The new perspectives. One of the first things I do when visiting a new place, either for work or for travel, is to dump my stuff at the place I’m staying and to get out there on foot. A pet peeve of mine are buses you sometimes see where people get herded on, driven to a place of interest, have a quick 20-minute gawp and then back on the bus. I much prefer getting out there on my own two feet, exploring neighbourhoods, sights, bars and restaurants that you might otherwise be driven past. I wouldn’t say that this always results in a positive experience, but I promise you that it always ends with a memorable experience. Plus, you can always wander down an alleyway that a vehicle will find difficult if not impossible.

It can be quicker. This is most notable in cities, where traffic jams can be troublesome and infuriating. I am quite impatient when it comes to exploring, so being under my own steam is liberating for me and that feeling of smugness can occasionally appear as I see people stuck in their metal machines looking unenthused.

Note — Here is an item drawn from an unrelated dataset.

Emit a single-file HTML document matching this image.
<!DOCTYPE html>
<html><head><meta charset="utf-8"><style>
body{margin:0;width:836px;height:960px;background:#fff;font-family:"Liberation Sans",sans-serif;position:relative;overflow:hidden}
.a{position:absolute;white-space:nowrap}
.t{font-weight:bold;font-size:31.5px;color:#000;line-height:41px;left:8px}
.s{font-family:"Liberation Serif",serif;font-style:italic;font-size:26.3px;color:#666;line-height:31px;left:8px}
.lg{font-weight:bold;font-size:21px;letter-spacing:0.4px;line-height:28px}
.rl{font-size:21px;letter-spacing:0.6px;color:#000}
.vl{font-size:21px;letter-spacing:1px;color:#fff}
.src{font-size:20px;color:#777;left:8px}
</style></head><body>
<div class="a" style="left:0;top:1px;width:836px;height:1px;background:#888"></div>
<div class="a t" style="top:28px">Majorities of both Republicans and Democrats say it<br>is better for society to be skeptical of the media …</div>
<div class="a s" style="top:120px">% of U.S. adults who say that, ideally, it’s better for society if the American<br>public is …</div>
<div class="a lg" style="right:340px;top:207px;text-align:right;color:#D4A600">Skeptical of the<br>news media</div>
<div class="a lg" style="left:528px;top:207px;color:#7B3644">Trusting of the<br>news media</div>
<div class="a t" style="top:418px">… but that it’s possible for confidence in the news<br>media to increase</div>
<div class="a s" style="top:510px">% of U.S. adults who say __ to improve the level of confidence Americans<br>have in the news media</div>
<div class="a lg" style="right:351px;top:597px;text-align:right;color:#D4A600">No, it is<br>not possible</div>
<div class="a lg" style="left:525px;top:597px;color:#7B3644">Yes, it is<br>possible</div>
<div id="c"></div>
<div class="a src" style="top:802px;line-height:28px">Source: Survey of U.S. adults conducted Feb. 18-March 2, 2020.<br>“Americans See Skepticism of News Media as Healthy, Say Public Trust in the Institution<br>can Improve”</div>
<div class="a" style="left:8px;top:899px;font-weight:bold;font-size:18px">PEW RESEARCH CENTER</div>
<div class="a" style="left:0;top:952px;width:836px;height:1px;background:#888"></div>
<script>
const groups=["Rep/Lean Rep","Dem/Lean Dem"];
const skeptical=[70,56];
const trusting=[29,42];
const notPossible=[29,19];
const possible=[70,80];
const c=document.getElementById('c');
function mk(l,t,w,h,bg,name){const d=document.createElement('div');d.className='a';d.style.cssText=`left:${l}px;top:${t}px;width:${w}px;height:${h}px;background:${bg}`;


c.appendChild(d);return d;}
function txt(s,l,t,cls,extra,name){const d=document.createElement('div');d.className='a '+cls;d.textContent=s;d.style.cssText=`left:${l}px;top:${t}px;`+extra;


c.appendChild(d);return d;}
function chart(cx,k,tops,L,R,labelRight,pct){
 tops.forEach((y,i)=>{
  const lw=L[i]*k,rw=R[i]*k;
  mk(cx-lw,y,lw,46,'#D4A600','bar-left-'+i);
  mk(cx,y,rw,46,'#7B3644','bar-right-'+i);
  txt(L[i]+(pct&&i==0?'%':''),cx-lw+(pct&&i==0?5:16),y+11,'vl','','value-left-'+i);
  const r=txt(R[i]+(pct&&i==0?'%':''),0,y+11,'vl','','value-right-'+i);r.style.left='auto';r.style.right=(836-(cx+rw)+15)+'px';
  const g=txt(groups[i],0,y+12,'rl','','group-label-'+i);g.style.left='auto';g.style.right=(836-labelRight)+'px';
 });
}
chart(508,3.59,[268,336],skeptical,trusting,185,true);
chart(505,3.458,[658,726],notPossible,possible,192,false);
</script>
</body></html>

It’s better for the environment. Linked to the above, I am now a lot more mindful, as I think most right-minded people are, of the effects of non-human powered travel on our environment. Enough said.

I can listen to music/podcasts. Those time when I don’t need/want to think, I have my music and podcasts. Nowadays, if truth be told, it is more about the podcasts for me. There is a huge variety out there and I’m sure you will find something that interest you, makes you laugh or cry, tells you about something you didn’t previously know or, that sweet spot, all of the above.

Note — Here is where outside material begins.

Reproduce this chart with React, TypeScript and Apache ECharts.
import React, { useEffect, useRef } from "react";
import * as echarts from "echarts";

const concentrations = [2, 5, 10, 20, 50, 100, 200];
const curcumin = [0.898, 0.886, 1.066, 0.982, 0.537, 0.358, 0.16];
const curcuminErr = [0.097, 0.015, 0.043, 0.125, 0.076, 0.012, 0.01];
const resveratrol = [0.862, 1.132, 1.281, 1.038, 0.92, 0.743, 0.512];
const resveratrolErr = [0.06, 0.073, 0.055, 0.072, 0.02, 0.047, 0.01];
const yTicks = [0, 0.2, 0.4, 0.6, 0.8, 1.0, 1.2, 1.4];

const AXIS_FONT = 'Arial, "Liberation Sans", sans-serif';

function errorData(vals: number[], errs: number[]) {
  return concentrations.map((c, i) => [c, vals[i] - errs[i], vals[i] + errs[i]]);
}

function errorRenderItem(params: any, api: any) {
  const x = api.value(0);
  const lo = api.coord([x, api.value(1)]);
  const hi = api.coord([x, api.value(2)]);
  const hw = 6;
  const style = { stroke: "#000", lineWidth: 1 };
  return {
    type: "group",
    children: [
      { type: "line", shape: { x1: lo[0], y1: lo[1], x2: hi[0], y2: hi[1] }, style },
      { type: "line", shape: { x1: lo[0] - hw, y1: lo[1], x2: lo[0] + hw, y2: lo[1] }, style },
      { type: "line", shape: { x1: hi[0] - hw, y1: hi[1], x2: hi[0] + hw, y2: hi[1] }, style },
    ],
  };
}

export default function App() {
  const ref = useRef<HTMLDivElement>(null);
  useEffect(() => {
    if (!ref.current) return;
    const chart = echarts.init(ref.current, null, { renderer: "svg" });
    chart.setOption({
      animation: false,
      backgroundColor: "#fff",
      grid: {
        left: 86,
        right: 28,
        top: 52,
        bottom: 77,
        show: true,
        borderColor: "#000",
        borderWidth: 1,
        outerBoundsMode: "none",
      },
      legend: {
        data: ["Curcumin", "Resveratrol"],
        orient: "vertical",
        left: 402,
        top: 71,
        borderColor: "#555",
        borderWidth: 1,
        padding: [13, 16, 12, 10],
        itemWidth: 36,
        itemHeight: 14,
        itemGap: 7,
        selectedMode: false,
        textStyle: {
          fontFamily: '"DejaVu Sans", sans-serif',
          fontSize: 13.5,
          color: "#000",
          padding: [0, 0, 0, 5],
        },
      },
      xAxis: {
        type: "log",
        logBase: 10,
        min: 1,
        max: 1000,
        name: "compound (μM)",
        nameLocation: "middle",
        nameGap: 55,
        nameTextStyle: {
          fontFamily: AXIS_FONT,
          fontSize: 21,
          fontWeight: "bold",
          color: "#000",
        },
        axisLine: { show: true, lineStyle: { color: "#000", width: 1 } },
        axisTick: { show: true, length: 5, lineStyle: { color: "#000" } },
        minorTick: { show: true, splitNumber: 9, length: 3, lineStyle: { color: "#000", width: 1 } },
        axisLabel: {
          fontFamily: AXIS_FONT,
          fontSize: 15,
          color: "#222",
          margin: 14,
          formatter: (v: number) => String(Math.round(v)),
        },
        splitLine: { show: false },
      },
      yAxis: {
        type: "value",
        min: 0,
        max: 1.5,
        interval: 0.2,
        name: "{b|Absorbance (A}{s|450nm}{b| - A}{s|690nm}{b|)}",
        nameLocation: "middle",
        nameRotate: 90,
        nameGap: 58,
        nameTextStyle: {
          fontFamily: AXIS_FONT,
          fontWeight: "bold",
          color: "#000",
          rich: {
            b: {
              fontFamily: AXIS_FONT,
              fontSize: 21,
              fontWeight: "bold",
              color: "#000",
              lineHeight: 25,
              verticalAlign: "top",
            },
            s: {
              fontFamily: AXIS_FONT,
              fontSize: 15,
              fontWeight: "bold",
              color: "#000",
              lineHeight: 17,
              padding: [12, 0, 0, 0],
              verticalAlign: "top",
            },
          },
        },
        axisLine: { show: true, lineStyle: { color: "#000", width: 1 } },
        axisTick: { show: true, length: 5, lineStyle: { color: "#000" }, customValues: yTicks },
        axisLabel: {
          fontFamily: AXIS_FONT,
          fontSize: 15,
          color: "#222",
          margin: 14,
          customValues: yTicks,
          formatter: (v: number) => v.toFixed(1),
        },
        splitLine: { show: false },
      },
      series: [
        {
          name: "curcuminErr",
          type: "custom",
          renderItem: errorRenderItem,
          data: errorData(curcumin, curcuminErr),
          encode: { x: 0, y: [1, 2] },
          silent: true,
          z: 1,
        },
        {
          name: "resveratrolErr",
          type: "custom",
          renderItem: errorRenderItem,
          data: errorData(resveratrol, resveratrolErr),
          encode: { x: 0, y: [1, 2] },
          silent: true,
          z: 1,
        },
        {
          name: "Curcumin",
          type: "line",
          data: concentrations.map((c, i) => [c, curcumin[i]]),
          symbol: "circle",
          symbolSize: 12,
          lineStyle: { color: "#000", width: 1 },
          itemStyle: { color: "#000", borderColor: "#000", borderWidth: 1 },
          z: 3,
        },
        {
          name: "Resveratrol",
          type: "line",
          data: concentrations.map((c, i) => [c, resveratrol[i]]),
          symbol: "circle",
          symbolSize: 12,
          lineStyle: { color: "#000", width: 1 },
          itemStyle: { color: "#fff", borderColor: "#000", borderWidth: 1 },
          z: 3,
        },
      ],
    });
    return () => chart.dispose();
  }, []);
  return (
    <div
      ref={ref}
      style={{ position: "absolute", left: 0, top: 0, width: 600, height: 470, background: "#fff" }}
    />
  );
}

Its sociable. Sure, you can walk on your own (that’s what I do mostly) but you can also walk with others. This could be family, friends, partners, groups, etc. The combined benefits of exercise, being outside and increased social interaction offer a triple-whammy for your mental and physical wellbeing. This is a no-brainer for me.

Healthy. The simple act of moving your body is a bonus. We are not talking about running ultra-marathons here, but I think you would be surprised about the positive impacts that walking (of all kinds) can have on your health. Give it a go and let me know how you fare.

Good for your back. I have in the past suffered from minor back problems and some simple advice I was given, apart from slouching, was to walk more. Make sure you have a relatively decent of shoes, straighten your back and walk. This worked for me and possibly will be beneficial to you too.

If you work at a screen, it’s good to give your eyes a rest. I work at a screen for 7/8 hours a day although, in truth, I wish I didn’t. I am fortunate enough that I am able to take regular breaks from my screen, so I use this time to go for a wander and give my eyes a rest. The number of people I see, on their breaks, looking at their phone or tablet, does genuinely give me cause for concern as to the health of their eyes. I make a conscious effort to rest my eyes from this activity and also try to limit TV screen time too, albeit not always successfully.

So, there you go, some ramblings about my rambling. I’m sure there are many other benefits to walking that I have not mentioned here; get in touch if you feel like I have missed something that you think may be of value to others.